D'un côté, nous avons l'inspecteur Miller. Un flic ni pire ni meilleur qu'un autre, dont la vie privée est un désert de solitude. De récents déboires professionnels (il a descendu un proxénète lors d'une enquête, dans des circonstances qui ont motivé l'intervention de la police des polices) l'ont désavantageusement mis en avant sur la scène médiatique.
La vision du monde de l'inspecteur Miller est sensiblement la même que celle de milliers d'autres individus, si l'on excepte le fait que sa profession le met en contact avec la noirceur du monde plus souvent qu'à son tour. Comme tout un chacun, il sait bien que la corruption, l'abus de pouvoir, la raison d'état, sévissent sans doute à tous les niveaux de la société, mais dans l'ensemble, il est bien intégré dans le système.
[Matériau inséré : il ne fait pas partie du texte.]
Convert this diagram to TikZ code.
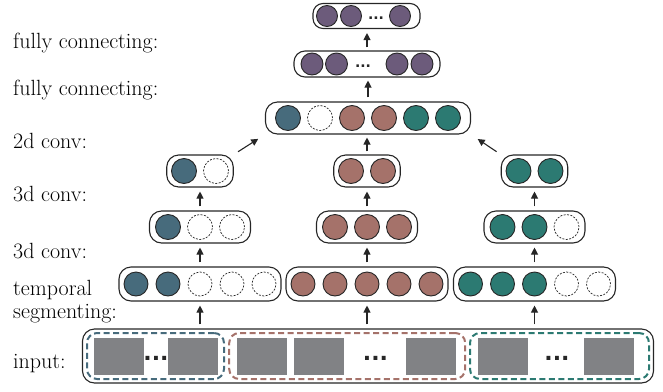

Il fait de son mieux pour remplir ses obligations professionnelles et rester en accord avec les valeurs inculquées par le milieu dans lequel il évolue.
De l'autre côté, un monde opaque, parallèle, dont la plupart d'entre nous n'imagine même pas l'étendue et la puissance.
Un monde où la vie de quelques milliers d'hommes, de femmes ou d'enfants ne fait pas le poids face aux intérêts de ceux qui, forts de l'hégémonie et de l'impunité que leur confère leur statut de citoyens de puissances démocratiques et civilisées, détiennent le pouvoir.
Un monde où des armées de l'ombre font et défont des gouvernements, peu importe les dommages collatéraux, pour permettre à ces mêmes citoyens, sous de fumeux prétextes idéologiques, d'étendre et de maintenir leur emprise.
A l'occasion de l'enquête sur le meurtre de plusieurs femmes, battues à mort puis étranglées -a priori l’œuvre d'un serial killer-, ces deux visions du monde vont se côtoyer, brièvement se rencontrer, sans jamais vraiment se comprendre.
Par le truchement d'une double narration, nous suivons en alternance la progression des investigations menées par Miller et ses acolytes, et la confession d'un homme soi-disant prénommé John, qui se présente comme le meurtrier de la dernière victime en date.
L'enquête, qui tourne en rond et ne mène qu'à des impasses, est très éprouvante. Le lecteur, quant à lui, grâce aux déclarations de John, a toujours une longueur d'avance sur les enquêteurs, et mesure ainsi le fossé qui les sépare d'une vérité qu'ils sont à mille lieux de concevoir.
Cette double narration instille un suspense efficace, qui fait passer les quelques longueurs et digressions inutiles dont souffre parfois le récit.
Pour résumer, "Les anonymes" est un polar à la mécanique bien huilée qui permet de passer un bon moment de lecture.